Eric Earley’s day job as a caseworker at a homeless shelter places him right in the middle of the drug epidemic and other problems.

And the stories he hears daily provide plenty of fodder for the music he writes, including that of Blitzen Trapper’s latest album “Holy Smokes Future Jokes,” which the band is finally taking on the road.

“When I started working in the field, I developed a new way of looking at humans—things like the trauma they encounter and the ways we get attached to things in this life,” said Earley, who provides housing vouchers to homeless people. “We’re so attached to our own egos, our material possessions, our independence, substances of all kinds from sugar to coffee. I have come to realize that attachments can suffocate our relationships. If they’re not helping, they lead to our destruction.”

Earley and his Portland, Ore-based Blitzen Trapper will perform some of the songs off that latest album when they perform at The Argyros as part of their “Holy Smokes Future Jokes Tour.” The experimental country/folk/rock band with its driving, electrified rhythms will perform at 8 p.m.
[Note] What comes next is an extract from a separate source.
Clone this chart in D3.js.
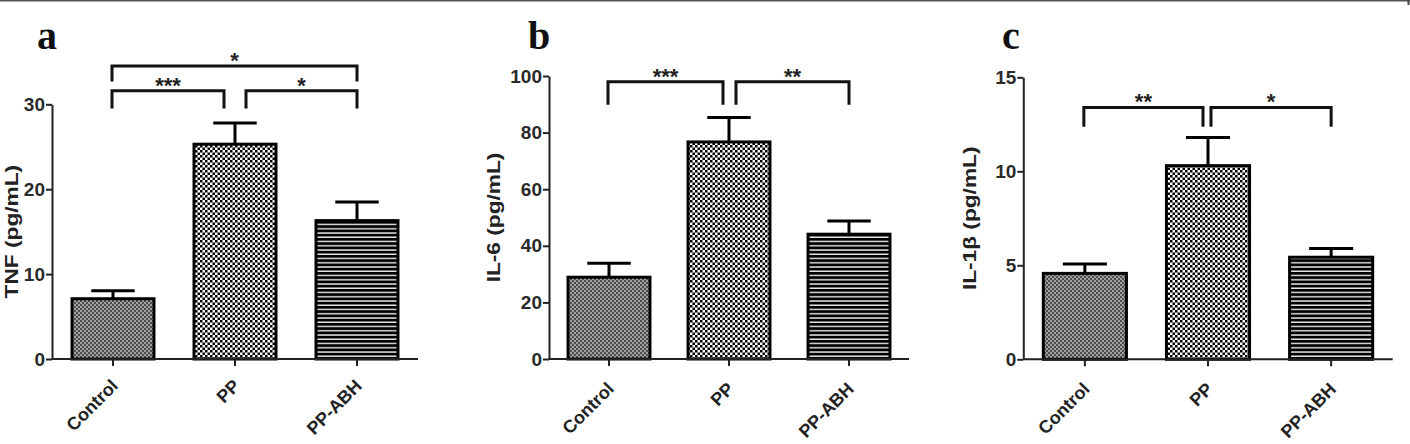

Saturday, June 25.

Tickets are $20, available at https://theargyros.org.

Formed in 2000, the band has tackled existential questions about life and death ever since Earley penned “Baptismal,” a song about high school classmates who perished in a drunk driving accident when their car veered off the road into the river.

“Empty bottle on the backseat floor filled with dreams from a forgotten shore and your heart let open like a bedroom door.”

The latest of their 10 albums ponders what it means to escape the cycle of birth and rebirth. It was inspired from George Saunders’ 2017 “Lincoln in the Bardo” and the “Tibetan Book of the Dead.” And it revolves around the idea that humanity is not the center of the universe, that humans are not the big deal they think they are because they’ve only been around for a fraction of a second in the grand scheme of things.

One song, “Dead Billie Jean,” imagines the title character from the Michael Jackson classic ascending to the bardo where she rubs shoulders with Abraham Lincoln and Jim Morrison.

“That whole record is like my own take on the ‘Tibetan Book of the Dead,’ ” Earley said. “I think working in the shelter influenced it, as well. I don’t find death as a dark topic—it’s a portal into other things. And you gain a different perspective as you move through it—it’s a place of wonder.”

The album garnered good press when it came out in 2020. But the group had to cancel multiple tours it had scheduled to promote it because of COVID.

Earley said the band has spent a lot of energy relearning the songs after being laid off for three years.

“It was hard. You’ve got fans who want to see you and places you want to go and you can’t do it,” he said.

The name Blitzen Trapper is a reference to Earley’s seventh-grade girlfriend who drew pictures of Santa Claus and his reindeer—specifically Blitzen—on a Trapper Keeper binder. The band’s breakthrough came in 2007 when their “Wild Mountain Nation” spun to No. 98 on Rolling Stone’s list of the 100 Best Songs of 2007. Their album “Furr” went to No. 13 on Rolling Stone’s Best Albums of 2008 while the title track ranked No. 4 on Best Singles of 2008

Earley said he and his band dote on improvisation.

“We play songs and stuff but we also do a lot of improvisational stuff so our concert sounds different every night. We may do an a cappella harmony of a song one night and present a totally different version of that song the next night. We’re always trying to make things interesting.”